# iPhone XS Max : performances VS capacité => lequel choisir



## twinworld (29 Octobre 2018)

Bonjour à toutes et tous, 

Je souhaite acheter un iPhone XS Max. J'hésite entre les 3 capacités. Si on fait de la vidéo en 4k 60i/s, quelle capacité choisir ? Je ne me rends pas compte de la taille d'un fichier équivalent à 1 heure de rushes. 

Merci pour vos retours


----------



## Franz59 (30 Octobre 2018)

Bonjour
Je dirais le rouge corail


----------



## ibabar (30 Octobre 2018)

400Mo par minute de vidéo 4k 60fps (soit donc 24Go pour 1h)
_Source: https://www.igen.fr/tests/2017/10/test-de-liphone-8-plus-101438_

À voir si cela ne gonfle pas dans un logiciel plus sérieux que l'appareil photo natif: je pense notamment à Filmic Pro qui je crois gère par exemple le LOG (équivalent du RAW en photo).
Il faut aussi considérer son workflow: si on souhaite partir 1 semaine en vacances avec uniquement son iPhone ou si on l'utilise pour un projet puis qu'on rentre directement vider ses rushs sur le Mac, clairement le volume à stocker ne sera pas le même.

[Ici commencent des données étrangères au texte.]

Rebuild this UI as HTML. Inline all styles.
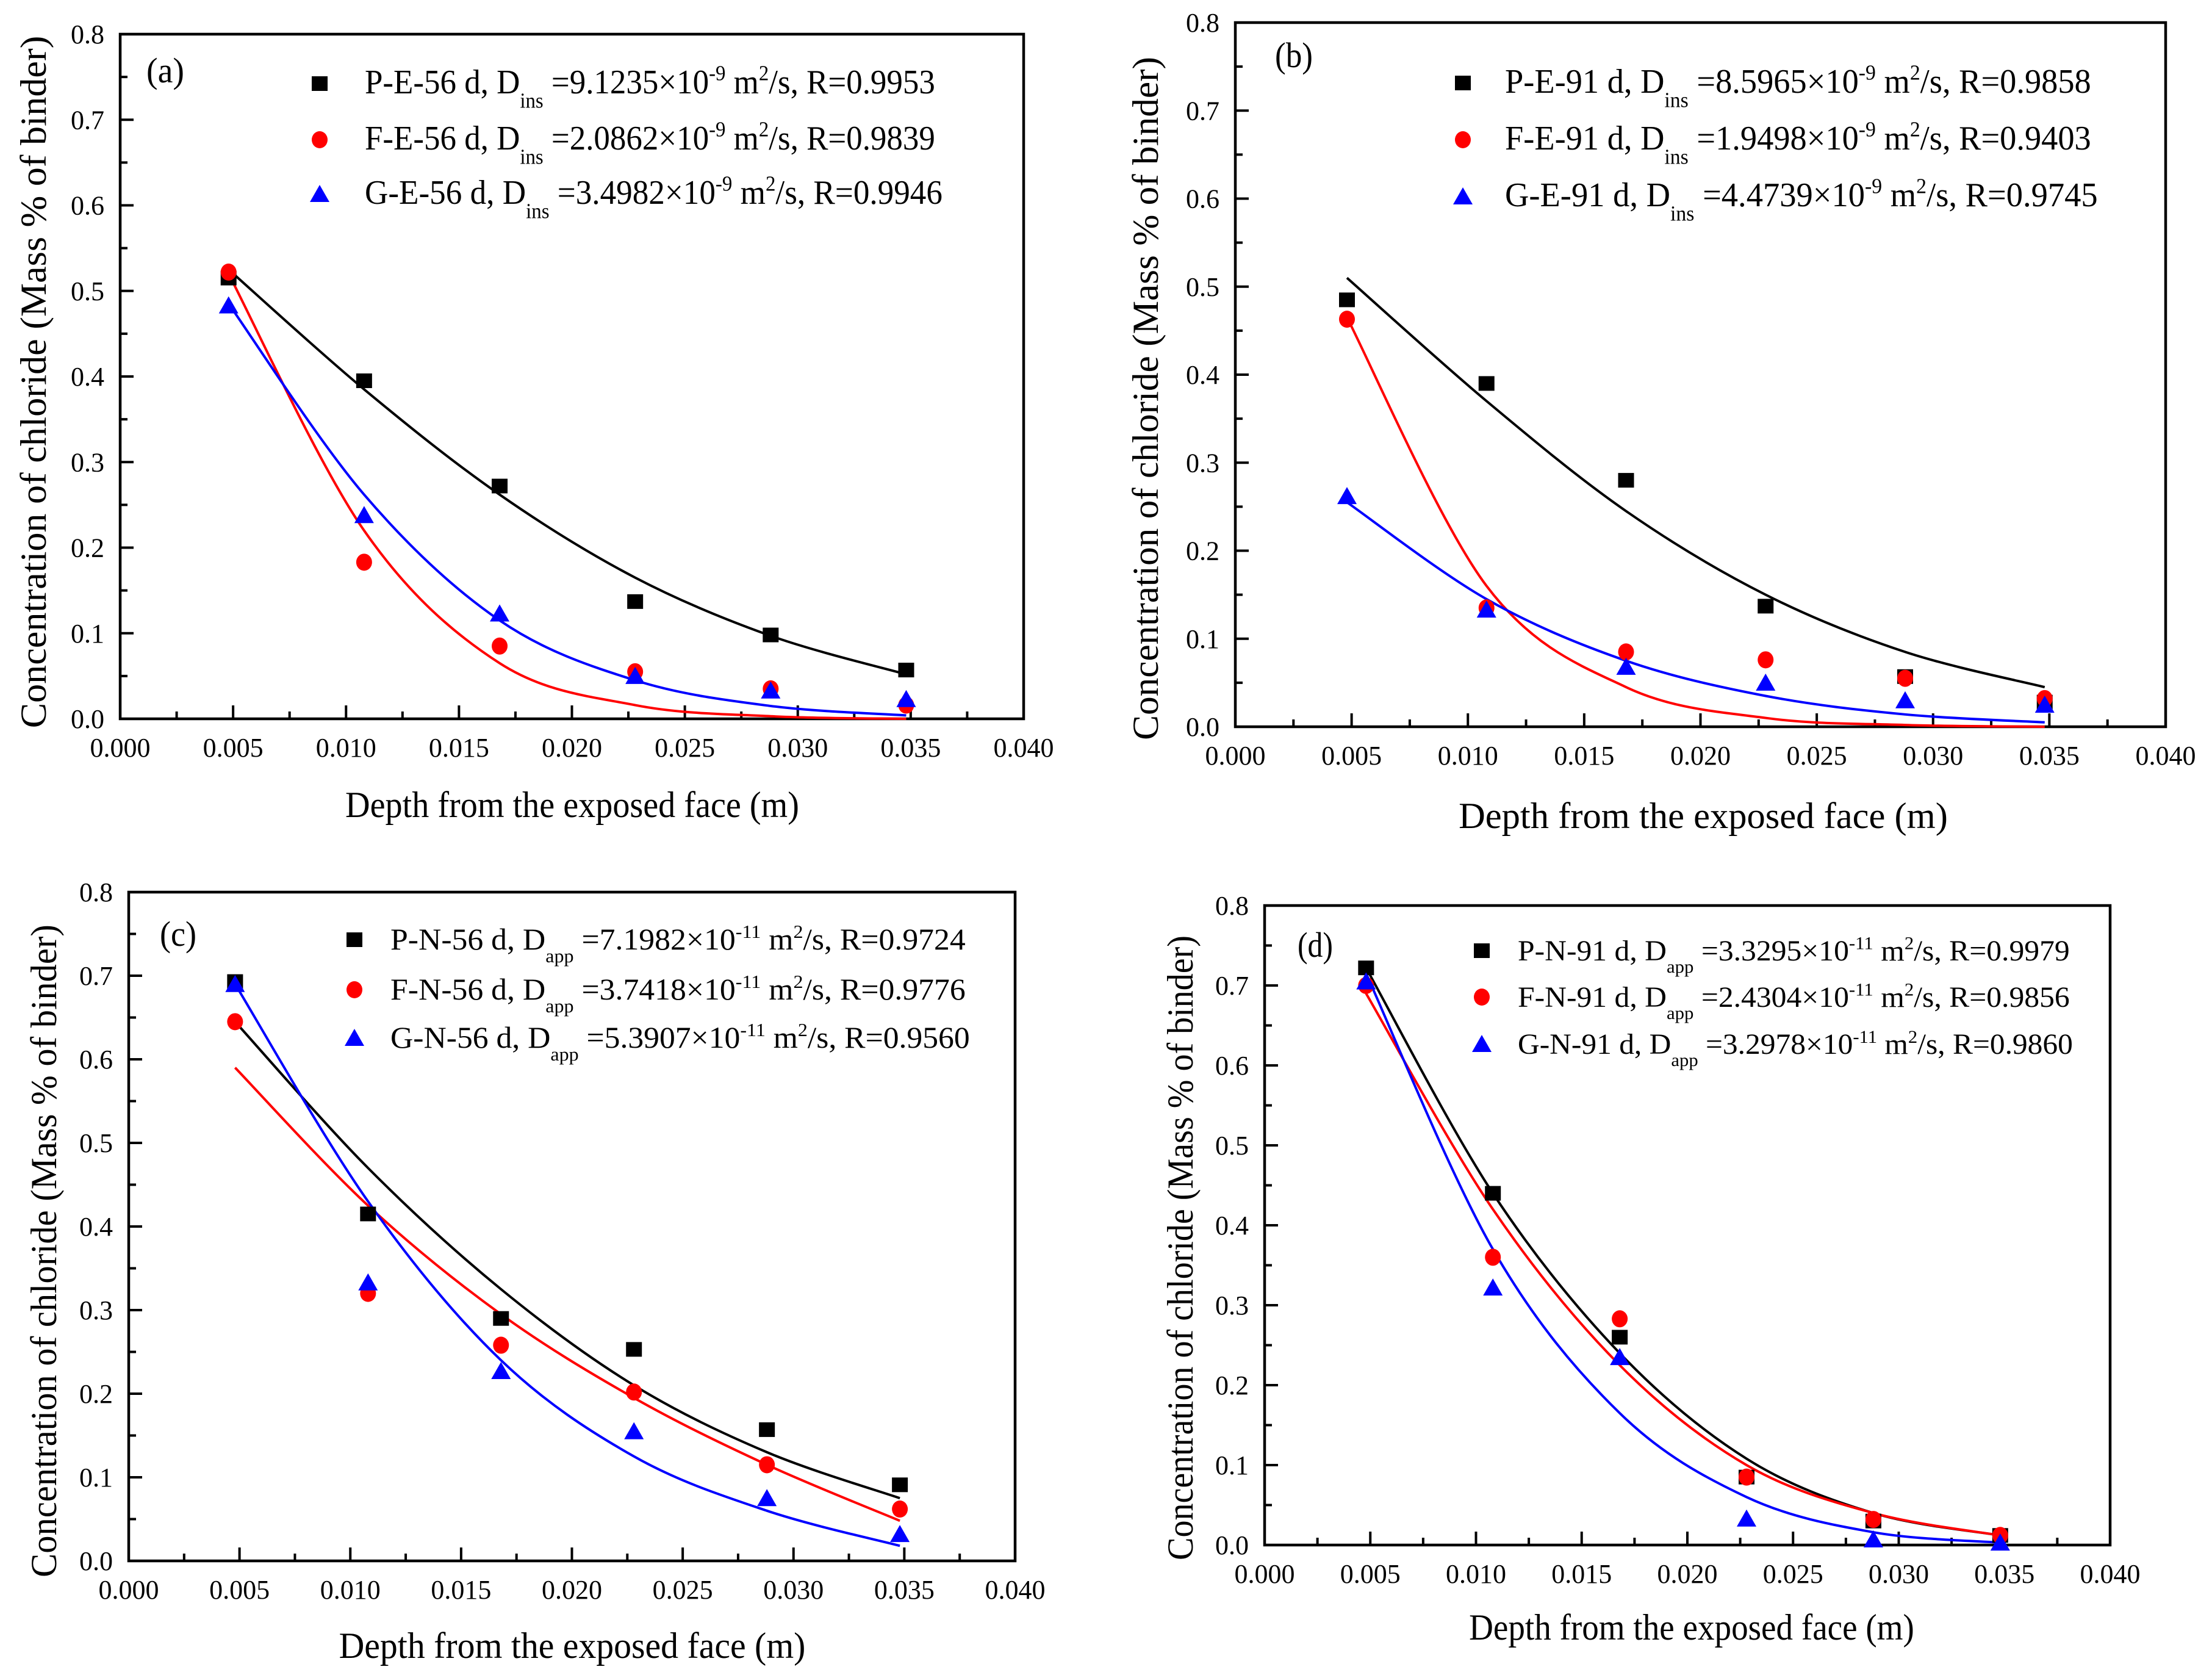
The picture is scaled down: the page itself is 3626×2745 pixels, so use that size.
<!DOCTYPE html>
<html><head><meta charset="utf-8">
<style>
html,body{margin:0;padding:0;background:#fff;}
svg{display:block;font-family:"Liberation Serif","DejaVu Serif",serif;}
</style></head>
<body>
<svg id="fig" width="3626" height="2745" viewBox="0 0 3626 2745" xmlns="http://www.w3.org/2000/svg">
<rect width="3626" height="2745" fill="#fff"/>
</svg>
<script>
const NS='http://www.w3.org/2000/svg';
const svg=document.getElementById('fig');

// ---- data (shared depths) ----
const depths=[0.0048,0.0108,0.0168,0.0228,0.0288,0.0348];
const xTicks=['0.000','0.005','0.010','0.015','0.020','0.025','0.030','0.035','0.040'];
const yTicks=['0.0','0.1','0.2','0.3','0.4','0.5','0.6','0.7','0.8'];

// panel a
const aP=[0.515,0.395,0.272,0.137,0.098,0.057];
const aF=[0.522,0.183,0.085,0.055,0.035,0.016];
const aG=[0.483,0.238,0.123,0.050,0.033,0.023];
const aPfit=[0.525,0.385,0.262,0.165,0.097,0.052];
const aFfit=[0.520,0.220,0.065,0.016,0.003,0.000];
const aGfit=[0.485,0.262,0.115,0.045,0.015,0.004];
// panel b
const bP=[0.485,0.390,0.280,0.137,0.057,0.028];
const bF=[0.463,0.135,0.085,0.076,0.055,0.032];
const bG=[0.262,0.133,0.068,0.050,0.030,0.025];
const bPfit=[0.510,0.370,0.245,0.150,0.085,0.045];
const bFfit=[0.465,0.160,0.045,0.010,0.002,0.000];
const bGfit=[0.255,0.145,0.075,0.035,0.014,0.005];
// panel c
const cP=[0.693,0.415,0.290,0.253,0.157,0.091];
const cF=[0.645,0.320,0.258,0.202,0.115,0.062];
const cG=[0.690,0.333,0.227,0.155,0.075,0.032];
const cPfit=[0.645,0.470,0.325,0.210,0.130,0.075];
const cFfit=[0.590,0.425,0.295,0.195,0.115,0.048];
const cGfit=[0.690,0.430,0.240,0.125,0.060,0.018];
// panel d
const dP=[0.722,0.440,0.260,0.085,0.030,0.012];
const dF=[0.700,0.360,0.283,0.085,0.032,0.012];
const dG=[0.705,0.322,0.235,0.033,0.007,0.003];
const dPfit=[0.722,0.440,0.240,0.108,0.040,0.012];
const dFfit=[0.690,0.420,0.225,0.100,0.040,0.012];
const dGfit=[0.715,0.370,0.165,0.060,0.016,0.003];

const legA=[['P-E-56 d, D','ins','=9.1235×10','-9','2','R=0.9953'],['F-E-56 d, D','ins','=2.0862×10','-9','2','R=0.9839'],['G-E-56 d, D','ins','=3.4982×10','-9','2','R=0.9946']];
const legB=[['P-E-91 d, D','ins','=8.5965×10','-9','2','R=0.9858'],['F-E-91 d, D','ins','=1.9498×10','-9','2','R=0.9403'],['G-E-91 d, D','ins','=4.4739×10','-9','2','R=0.9745']];
const legC=[['P-N-56 d, D','app','=7.1982×10','-11','2','R=0.9724'],['F-N-56 d, D','app','=3.7418×10','-11','2','R=0.9776'],['G-N-56 d, D','app','=5.3907×10','-11','2','R=0.9560']];
const legD=[['P-N-91 d, D','app','=3.3295×10','-11','2','R=0.9979'],['F-N-91 d, D','app','=2.4304×10','-11','2','R=0.9856'],['G-N-91 d, D','app','=3.2978×10','-11','2','R=0.9860']];

function el(tag,attrs,parent){const e=document.createElementNS(NS,tag);for(const k in attrs)e.setAttribute(k,attrs[k]);(parent||svg).appendChild(e);return e;}
function fitW(t,w,anchorX){const bw=t.getComputedTextLength?t.getComputedTextLength():t.getBBox().width;if(bw>0){const s=w/bw;t.setAttribute('transform',`translate(${anchorX},0) scale(${s},1) translate(${-anchorX},0)`);}}

function panel(cfg){
  const g=el('g',{});
  
  
  const X=v=>cfg.L+(v/0.04)*(cfg.R-cfg.L);
  const Y=v=>cfg.B-(v/0.8)*(cfg.B-cfg.T);
  // ticks
  for(let i=0;i<=16;i++){const v=i*0.0025;const x=X(v);const len=i%2?12:22;
    const t=el('line',{x1:x,y1:cfg.B,x2:x,y2:cfg.B-len,stroke:'#000','stroke-width':4},g);
    }
  for(let i=0;i<=16;i++){const v=i*0.05;const y=Y(v);const len=i%2?12:22;
    const t=el('line',{x1:cfg.L,y1:y,x2:cfg.L+len,y2:y,stroke:'#000','stroke-width':4},g);
    }
  xTicks.forEach((s,i)=>{const t=el('text',{x:X(i*0.005),y:cfg.B+62,'font-size':44,'text-anchor':'middle'},g);t.textContent=s;
    });
  yTicks.forEach((s,i)=>{const t=el('text',{x:cfg.L-26,y:Y(i*0.1)+15,'font-size':44,'text-anchor':'end'},g);t.textContent=s;
    });
  // frame
  const fr=el('rect',{x:cfg.L,y:cfg.T,width:cfg.R-cfg.L,height:cfg.B-cfg.T,fill:'none',stroke:'#000','stroke-width':4.5},g);
  
  // curves
  const colors=['#000','#f00','#00f'];
  const names=['P','F','G'];
  cfg.fits.forEach((arr,k)=>{
    const pts=depths.map((d,i)=>[X(d),Y(arr[i])]);
    let dstr=`M${pts[0][0]},${pts[0][1]}`;
    for(let i=0;i<pts.length-1;i++){const p0=pts[Math.max(0,i-1)],p1=pts[i],p2=pts[i+1],p3=pts[Math.min(pts.length-1,i+2)];
      const c1=[p1[0]+(p2[0]-p0[0])/6,p1[1]+(p2[1]-p0[1])/6],c2=[p2[0]-(p3[0]-p1[0])/6,p2[1]-(p3[1]-p1[1])/6];
      dstr+=` C${c1[0]},${c1[1]} ${c2[0]},${c2[1]} ${p2[0]},${p2[1]}`;}
    const p=el('path',{d:dstr,fill:'none',stroke:colors[k],'stroke-width':4},g);
    
  });
  function marker(k,x,y,parent){
    let m;
    if(k===0)m=el('rect',{x:x-13,y:y-12,width:26,height:24,fill:'#000'},parent);
    else if(k===1)m=el('ellipse',{cx:x,cy:y,rx:13,ry:14,fill:'#f00'},parent);
    else m=el('polygon',{points:`${x},${y-15} ${x+16},${y+13} ${x-16},${y+13}`,fill:'#00f'},parent);
    return m;
  }
  cfg.data.forEach((arr,k)=>{arr.forEach((v,i)=>{const m=marker(k,X(depths[i]),Y(v),g);
    });});
  // legend
  cfg.leg.forEach((r,k)=>{
    const by=cfg.legY[k];
    const m=marker(k,cfg.mx,by-16,g);
    
    const fs=cfg.lfs;
    const t=el('text',{x:cfg.tx,y:by,'font-size':fs},g);
    
    const parts=[[r[0],0,1],[r[1],fs*0.42,0.62],[' '+r[2],-fs*0.42,1],[r[3],-fs*0.38,0.62],[' m',fs*0.38,1],[r[4],-fs*0.38,0.62],['/s, '+r[5],fs*0.38,1]];
    parts.forEach(p=>{const s=el('tspan',{dy:p[1],'font-size':fs*p[2]},t);s.textContent=p[0];});
    fitW(t,cfg.tw[k],cfg.tx);
  });
  const pl=el('text',{x:cfg.lbl[0],y:cfg.lbl[1],'font-size':58},g);pl.textContent='('+cfg.id+')';
  
  fitW(pl,cfg.lbl[2],cfg.lbl[0]);
  const xt=el('text',{x:cfg.xt[0],y:cfg.xt[1],'font-size':60,'text-anchor':'middle'},g);xt.textContent='Depth from the exposed face (m)';
  
  fitW(xt,cfg.xt[2],cfg.xt[0]);
  const yg=el('g',{transform:`translate(${cfg.yt[0]},${cfg.yt[1]}) rotate(-90)`},g);
  const yt=el('text',{x:0,y:0,'font-size':60,'text-anchor':'middle'},yg);yt.textContent='Concentration of chloride (Mass % of binder)';
  
  fitW(yt,cfg.yt[2],0);
}

panel({id:'a',L:197,R:1678,T:56,B:1178,data:[aP,aF,aG],fits:[aPfit,aFfit,aGfit],leg:legA,
  mx:524,tx:598,legY:[153,245,334],lfs:56,tw:[935,935,947],lbl:[240,135,62],xt:[938,1339,744],yt:[75,626,1135]});
panel({id:'b',L:2025,R:3550,T:37,B:1191,data:[bP,bF,bG],fits:[bPfit,bFfit,bGfit],leg:legB,
  mx:2398,tx:2467,legY:[152,245,338],lfs:56,tw:[961,961,972],lbl:[2090,110,62],xt:[2792,1357,802],yt:[1898,653,1120]});
panel({id:'c',L:211,R:1664,T:1462,B:2558,data:[cP,cF,cG],fits:[cPfit,cFfit,cGfit],leg:legC,
  mx:581,tx:640,legY:[1556,1638,1717],lfs:50,tw:[943,943,950],lbl:[262,1550,60],xt:[938,2717,765],yt:[92,2050,1070]});
panel({id:'d',L:2073,R:3459,T:1484,B:2532,data:[dP,dF,dG],fits:[dPfit,dFfit,dGfit],leg:legD,
  mx:2429,tx:2488,legY:[1574,1650,1727],lfs:48,tw:[905,905,910],lbl:[2127,1568,58],xt:[2773,2687,730],yt:[1955,2045,1024]});
</script>
</body></html>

_Mais c'est selon moi la seule question (vidéo 4k) qui vaille pour le choix de la capacité de son iPhone: avec le streaming et le cloud (et les forfaits 4G très généreux), ça ne sert plus à grand chose de stocker tous ses médias en local, quant aux jeux on en a rarement plus que quelques uns (et ça doit peser au max 1 ou 2Go pièce)._


----------



## twinworld (31 Octobre 2018)

ibabar a dit:


> À voir si cela ne gonfle pas dans un logiciel plus sérieux que l'appareil photo natif: je pense notamment à Filmic Pro qui je crois gère par exemple le LOG (équivalent du RAW en photo).
> Il faut aussi considérer son workflow: si on souhaite partir 1 semaine en vacances avec uniquement son iPhone ou si on l'utilise pour un projet puis qu'on rentre directement vider ses rushs sur le Mac, clairement le volume à stocker ne sera pas le même.



merci pour la réponse. il s'agit plutôt d'avoir des rushes à décharger sur ordinateur chaque fin de journée. 



ibabar a dit:


> _Mais c'est selon moi la seule question (vidéo 4k) qui vaille pour le choix de la capacité de son iPhone: avec le streaming et le cloud (et les forfaits 4G très généreux), ça ne sert plus à grand chose de stocker tous ses médias en local, quant aux jeux on en a rarement plus que quelques uns (et ça doit peser au max 1 ou 2Go pièce)._


parfaitement d'accord. Pour ma part, je ne joue plus, ni sur l'ordi, ni sur le téléphone, donc ma question concerne uniquement la capacité image.


----------